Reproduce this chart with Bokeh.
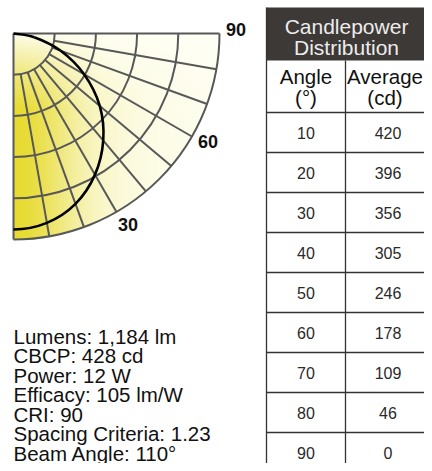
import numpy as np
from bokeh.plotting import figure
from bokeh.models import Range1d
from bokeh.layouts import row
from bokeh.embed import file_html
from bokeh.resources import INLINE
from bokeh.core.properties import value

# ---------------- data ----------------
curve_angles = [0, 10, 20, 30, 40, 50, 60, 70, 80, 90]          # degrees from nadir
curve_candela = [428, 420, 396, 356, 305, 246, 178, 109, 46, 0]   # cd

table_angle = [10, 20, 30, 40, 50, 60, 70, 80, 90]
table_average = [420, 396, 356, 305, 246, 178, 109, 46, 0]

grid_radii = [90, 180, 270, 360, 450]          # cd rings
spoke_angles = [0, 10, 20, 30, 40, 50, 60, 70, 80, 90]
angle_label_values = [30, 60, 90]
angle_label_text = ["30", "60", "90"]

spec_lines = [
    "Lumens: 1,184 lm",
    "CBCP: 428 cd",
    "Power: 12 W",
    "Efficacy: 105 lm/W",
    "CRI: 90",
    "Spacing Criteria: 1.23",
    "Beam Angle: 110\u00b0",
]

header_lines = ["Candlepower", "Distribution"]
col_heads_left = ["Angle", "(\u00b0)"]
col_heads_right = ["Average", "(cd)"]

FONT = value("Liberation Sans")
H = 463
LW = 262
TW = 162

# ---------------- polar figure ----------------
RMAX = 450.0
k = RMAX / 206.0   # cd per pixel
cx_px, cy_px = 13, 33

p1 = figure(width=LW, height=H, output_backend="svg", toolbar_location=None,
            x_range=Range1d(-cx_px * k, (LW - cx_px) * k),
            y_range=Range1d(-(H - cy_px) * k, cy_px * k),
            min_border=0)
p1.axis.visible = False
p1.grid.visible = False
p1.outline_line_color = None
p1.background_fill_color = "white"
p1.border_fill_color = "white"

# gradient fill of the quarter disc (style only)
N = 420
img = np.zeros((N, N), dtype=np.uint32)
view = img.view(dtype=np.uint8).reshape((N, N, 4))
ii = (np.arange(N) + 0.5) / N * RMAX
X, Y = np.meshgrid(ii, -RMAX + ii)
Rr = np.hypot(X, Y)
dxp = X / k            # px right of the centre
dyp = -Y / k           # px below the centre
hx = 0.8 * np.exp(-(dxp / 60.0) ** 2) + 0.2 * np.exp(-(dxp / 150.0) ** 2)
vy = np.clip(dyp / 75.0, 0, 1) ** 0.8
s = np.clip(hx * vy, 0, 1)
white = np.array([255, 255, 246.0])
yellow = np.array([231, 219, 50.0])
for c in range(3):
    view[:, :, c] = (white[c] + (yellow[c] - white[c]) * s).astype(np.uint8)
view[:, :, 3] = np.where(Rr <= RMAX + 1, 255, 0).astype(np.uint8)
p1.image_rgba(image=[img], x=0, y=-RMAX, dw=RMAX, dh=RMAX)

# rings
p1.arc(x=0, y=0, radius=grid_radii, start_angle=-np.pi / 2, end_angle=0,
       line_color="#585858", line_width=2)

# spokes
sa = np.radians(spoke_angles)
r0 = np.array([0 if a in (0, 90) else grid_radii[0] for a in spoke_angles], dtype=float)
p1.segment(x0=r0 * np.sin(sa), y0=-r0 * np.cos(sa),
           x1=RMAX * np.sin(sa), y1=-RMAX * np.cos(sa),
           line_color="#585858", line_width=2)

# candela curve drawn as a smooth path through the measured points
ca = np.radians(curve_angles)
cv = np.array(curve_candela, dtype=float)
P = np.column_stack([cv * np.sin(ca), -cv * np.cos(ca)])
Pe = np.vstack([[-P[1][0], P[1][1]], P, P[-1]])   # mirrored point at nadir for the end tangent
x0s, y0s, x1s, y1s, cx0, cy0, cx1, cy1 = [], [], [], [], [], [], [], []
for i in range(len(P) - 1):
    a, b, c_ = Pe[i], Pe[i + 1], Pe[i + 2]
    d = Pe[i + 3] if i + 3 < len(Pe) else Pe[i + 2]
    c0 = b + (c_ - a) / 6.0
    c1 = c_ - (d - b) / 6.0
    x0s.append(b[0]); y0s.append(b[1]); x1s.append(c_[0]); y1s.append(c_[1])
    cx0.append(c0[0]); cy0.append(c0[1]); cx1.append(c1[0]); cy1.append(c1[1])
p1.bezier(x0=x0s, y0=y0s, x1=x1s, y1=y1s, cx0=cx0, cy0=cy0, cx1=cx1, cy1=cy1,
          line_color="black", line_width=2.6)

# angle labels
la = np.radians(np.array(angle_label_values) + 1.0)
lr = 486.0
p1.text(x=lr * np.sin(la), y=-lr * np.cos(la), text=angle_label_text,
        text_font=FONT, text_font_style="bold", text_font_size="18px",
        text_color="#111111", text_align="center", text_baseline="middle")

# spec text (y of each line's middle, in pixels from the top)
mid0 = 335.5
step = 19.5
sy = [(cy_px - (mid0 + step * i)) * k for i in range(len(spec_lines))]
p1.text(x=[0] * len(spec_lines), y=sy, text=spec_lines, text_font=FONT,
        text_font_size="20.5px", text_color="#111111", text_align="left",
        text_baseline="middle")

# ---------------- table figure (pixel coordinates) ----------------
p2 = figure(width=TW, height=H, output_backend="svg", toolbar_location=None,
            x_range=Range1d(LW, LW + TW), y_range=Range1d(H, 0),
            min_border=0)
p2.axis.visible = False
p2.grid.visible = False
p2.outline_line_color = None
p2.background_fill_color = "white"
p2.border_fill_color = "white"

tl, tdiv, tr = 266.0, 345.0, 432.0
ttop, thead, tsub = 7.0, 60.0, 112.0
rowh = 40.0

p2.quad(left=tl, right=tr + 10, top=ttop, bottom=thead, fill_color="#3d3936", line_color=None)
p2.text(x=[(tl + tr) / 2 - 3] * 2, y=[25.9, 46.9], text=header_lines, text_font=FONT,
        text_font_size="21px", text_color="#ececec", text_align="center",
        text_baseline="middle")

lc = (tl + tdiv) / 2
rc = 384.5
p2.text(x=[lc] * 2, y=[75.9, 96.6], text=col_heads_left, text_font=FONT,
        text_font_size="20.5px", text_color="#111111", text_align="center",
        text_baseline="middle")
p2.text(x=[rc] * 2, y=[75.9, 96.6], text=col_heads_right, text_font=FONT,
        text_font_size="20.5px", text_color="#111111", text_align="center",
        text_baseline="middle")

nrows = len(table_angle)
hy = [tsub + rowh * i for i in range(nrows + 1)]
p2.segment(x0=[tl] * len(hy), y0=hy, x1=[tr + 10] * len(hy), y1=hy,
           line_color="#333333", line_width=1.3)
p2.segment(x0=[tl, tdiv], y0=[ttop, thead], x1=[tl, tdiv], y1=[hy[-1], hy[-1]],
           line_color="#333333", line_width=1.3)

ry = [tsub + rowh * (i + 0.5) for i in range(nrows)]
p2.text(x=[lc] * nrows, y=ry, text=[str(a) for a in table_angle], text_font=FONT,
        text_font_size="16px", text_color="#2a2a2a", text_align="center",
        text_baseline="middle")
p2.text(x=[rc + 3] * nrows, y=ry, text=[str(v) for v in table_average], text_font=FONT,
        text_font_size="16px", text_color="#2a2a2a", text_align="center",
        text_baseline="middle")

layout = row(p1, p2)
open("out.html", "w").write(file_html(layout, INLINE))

--

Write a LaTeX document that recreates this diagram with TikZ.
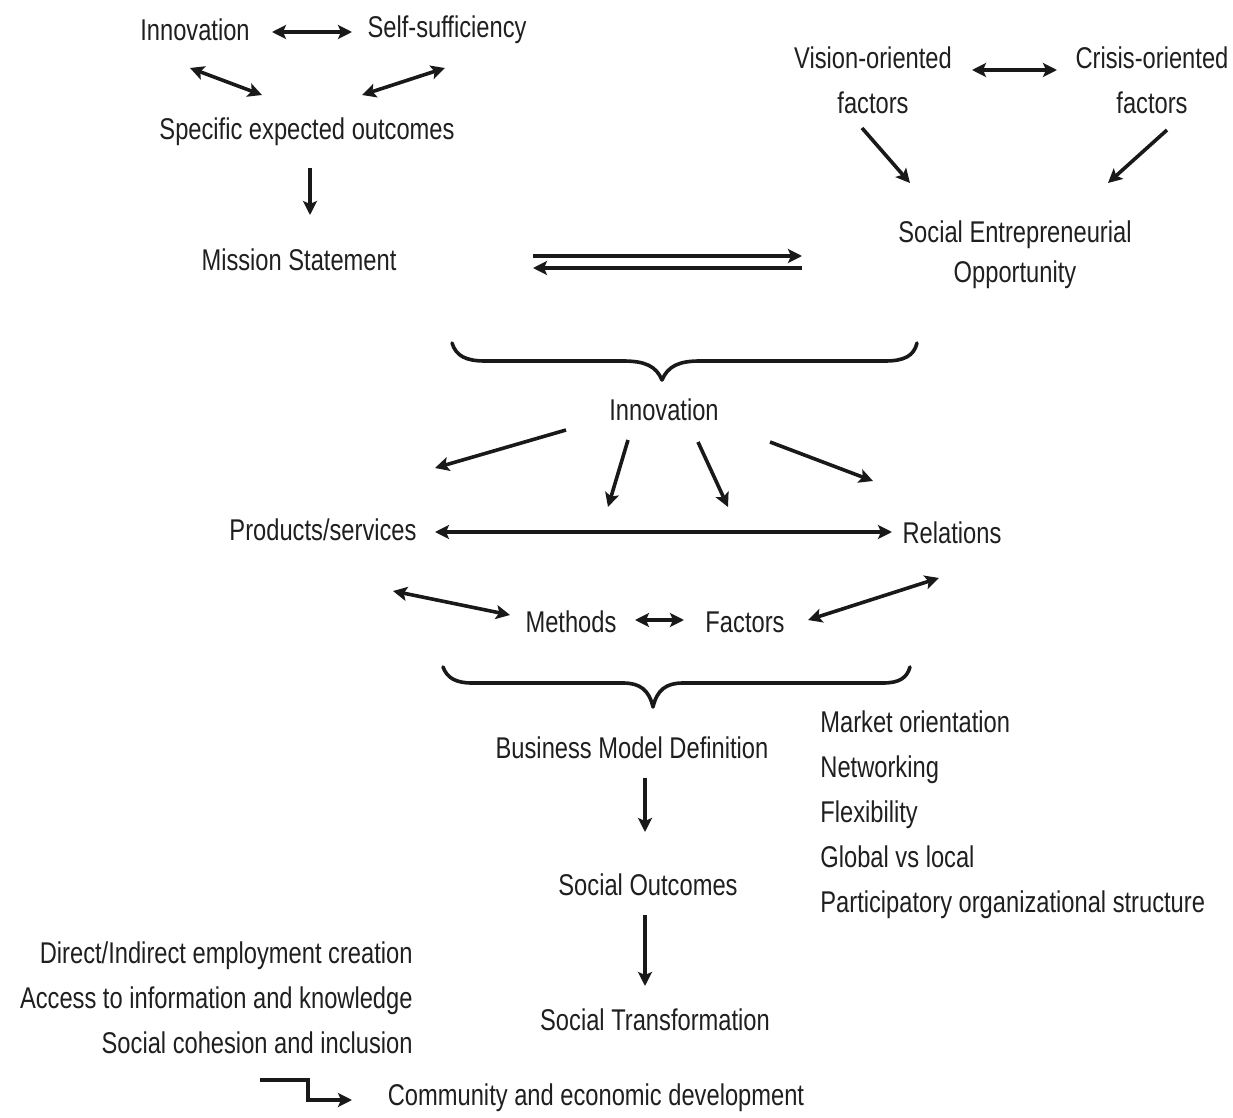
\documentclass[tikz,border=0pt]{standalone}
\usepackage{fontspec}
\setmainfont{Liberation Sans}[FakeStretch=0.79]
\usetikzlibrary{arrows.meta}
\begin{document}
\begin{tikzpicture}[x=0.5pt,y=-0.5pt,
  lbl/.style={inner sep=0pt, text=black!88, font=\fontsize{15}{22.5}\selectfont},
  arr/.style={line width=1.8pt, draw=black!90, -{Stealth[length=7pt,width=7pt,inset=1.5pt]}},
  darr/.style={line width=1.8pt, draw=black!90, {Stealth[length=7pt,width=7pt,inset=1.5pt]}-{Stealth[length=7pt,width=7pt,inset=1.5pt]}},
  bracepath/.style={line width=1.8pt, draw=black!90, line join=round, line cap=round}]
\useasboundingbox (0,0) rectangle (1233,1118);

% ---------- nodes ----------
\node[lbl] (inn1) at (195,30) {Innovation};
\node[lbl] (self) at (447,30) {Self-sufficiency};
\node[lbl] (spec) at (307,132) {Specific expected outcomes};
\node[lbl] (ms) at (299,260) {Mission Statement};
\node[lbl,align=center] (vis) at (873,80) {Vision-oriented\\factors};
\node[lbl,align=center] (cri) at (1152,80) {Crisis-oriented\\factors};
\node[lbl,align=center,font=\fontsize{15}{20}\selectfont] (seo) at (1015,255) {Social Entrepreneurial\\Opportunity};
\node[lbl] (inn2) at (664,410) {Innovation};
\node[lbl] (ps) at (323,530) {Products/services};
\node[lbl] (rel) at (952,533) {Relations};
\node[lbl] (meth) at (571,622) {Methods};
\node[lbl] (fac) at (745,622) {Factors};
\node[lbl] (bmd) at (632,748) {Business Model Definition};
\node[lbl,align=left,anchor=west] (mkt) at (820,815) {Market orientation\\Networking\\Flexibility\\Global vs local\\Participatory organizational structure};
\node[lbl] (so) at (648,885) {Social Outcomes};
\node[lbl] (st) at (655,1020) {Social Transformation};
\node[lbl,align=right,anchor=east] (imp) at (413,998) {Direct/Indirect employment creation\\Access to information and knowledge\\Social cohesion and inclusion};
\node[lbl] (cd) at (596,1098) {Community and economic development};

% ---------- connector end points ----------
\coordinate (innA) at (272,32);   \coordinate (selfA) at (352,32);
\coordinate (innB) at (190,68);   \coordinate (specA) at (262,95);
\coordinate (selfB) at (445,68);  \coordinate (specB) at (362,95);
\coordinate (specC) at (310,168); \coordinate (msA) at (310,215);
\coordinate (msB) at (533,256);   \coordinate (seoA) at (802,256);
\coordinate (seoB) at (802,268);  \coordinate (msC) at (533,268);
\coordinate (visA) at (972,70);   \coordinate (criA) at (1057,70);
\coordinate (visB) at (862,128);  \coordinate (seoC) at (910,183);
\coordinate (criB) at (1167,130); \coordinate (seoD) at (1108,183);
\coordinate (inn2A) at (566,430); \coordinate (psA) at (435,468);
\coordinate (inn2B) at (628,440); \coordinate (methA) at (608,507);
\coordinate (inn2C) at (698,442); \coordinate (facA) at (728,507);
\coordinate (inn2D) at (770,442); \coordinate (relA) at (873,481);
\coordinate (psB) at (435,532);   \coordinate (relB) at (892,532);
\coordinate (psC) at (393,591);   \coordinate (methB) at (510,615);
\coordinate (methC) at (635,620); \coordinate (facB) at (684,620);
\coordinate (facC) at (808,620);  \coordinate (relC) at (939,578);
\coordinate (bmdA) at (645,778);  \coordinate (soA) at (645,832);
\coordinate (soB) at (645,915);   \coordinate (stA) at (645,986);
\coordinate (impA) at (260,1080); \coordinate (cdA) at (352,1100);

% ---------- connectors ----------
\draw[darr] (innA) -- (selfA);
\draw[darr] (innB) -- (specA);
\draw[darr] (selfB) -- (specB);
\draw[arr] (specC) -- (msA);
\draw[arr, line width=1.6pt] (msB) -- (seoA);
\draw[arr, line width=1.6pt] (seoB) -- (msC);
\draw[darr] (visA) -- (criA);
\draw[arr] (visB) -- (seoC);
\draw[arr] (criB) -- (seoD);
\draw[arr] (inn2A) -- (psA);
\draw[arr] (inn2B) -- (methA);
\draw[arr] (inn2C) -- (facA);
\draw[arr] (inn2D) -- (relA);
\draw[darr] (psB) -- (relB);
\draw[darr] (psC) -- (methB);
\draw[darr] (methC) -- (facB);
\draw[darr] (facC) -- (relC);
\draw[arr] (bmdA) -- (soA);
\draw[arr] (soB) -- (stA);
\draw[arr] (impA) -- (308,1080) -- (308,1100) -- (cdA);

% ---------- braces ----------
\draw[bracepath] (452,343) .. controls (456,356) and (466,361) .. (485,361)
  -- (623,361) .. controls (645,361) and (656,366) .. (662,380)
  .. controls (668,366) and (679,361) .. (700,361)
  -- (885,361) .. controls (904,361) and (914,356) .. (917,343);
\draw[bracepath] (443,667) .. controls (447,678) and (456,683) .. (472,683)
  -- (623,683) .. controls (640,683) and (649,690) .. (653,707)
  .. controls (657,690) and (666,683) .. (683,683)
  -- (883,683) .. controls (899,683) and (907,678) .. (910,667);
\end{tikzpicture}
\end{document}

---

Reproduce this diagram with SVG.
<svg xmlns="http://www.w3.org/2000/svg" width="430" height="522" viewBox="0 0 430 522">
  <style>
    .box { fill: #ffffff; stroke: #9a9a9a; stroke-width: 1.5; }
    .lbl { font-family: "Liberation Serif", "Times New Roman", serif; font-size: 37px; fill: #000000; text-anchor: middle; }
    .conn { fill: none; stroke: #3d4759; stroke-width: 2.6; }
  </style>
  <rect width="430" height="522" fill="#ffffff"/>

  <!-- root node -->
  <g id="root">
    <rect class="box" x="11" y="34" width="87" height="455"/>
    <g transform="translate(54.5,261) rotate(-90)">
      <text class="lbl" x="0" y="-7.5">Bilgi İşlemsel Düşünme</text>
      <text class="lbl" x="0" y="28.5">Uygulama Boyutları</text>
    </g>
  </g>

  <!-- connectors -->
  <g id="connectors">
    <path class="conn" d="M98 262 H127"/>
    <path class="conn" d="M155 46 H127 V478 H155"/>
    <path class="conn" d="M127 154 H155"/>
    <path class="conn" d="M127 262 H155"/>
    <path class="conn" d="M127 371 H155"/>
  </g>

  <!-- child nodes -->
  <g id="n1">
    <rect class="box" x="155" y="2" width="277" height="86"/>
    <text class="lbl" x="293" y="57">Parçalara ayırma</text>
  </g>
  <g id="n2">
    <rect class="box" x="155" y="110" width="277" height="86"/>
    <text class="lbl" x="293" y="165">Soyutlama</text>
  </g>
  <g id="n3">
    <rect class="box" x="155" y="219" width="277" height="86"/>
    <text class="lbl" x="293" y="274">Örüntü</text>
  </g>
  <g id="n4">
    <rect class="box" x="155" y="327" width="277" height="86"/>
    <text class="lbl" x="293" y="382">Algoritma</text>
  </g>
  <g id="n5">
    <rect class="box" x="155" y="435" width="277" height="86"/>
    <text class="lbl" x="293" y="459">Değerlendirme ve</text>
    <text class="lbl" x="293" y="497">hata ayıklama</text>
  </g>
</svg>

TO BE DONE: Looking above, find the stretch of lines that opens with the one holding "Write a LaTeX" and closes with the one holding "(0,0) rectangle (1233,1118);". Copy it exactly, pictures excluded.

RESULT:
Write a LaTeX document that recreates this diagram with TikZ.
\documentclass[tikz,border=0pt]{standalone}
\usepackage{fontspec}
\setmainfont{Liberation Sans}[FakeStretch=0.79]
\usetikzlibrary{arrows.meta}
\begin{document}
\begin{tikzpicture}[x=0.5pt,y=-0.5pt,
  lbl/.style={inner sep=0pt, text=black!88, font=\fontsize{15}{22.5}\selectfont},
  arr/.style={line width=1.8pt, draw=black!90, -{Stealth[length=7pt,width=7pt,inset=1.5pt]}},
  darr/.style={line width=1.8pt, draw=black!90, {Stealth[length=7pt,width=7pt,inset=1.5pt]}-{Stealth[length=7pt,width=7pt,inset=1.5pt]}},
  bracepath/.style={line width=1.8pt, draw=black!90, line join=round, line cap=round}]
\useasboundingbox (0,0) rectangle (1233,1118);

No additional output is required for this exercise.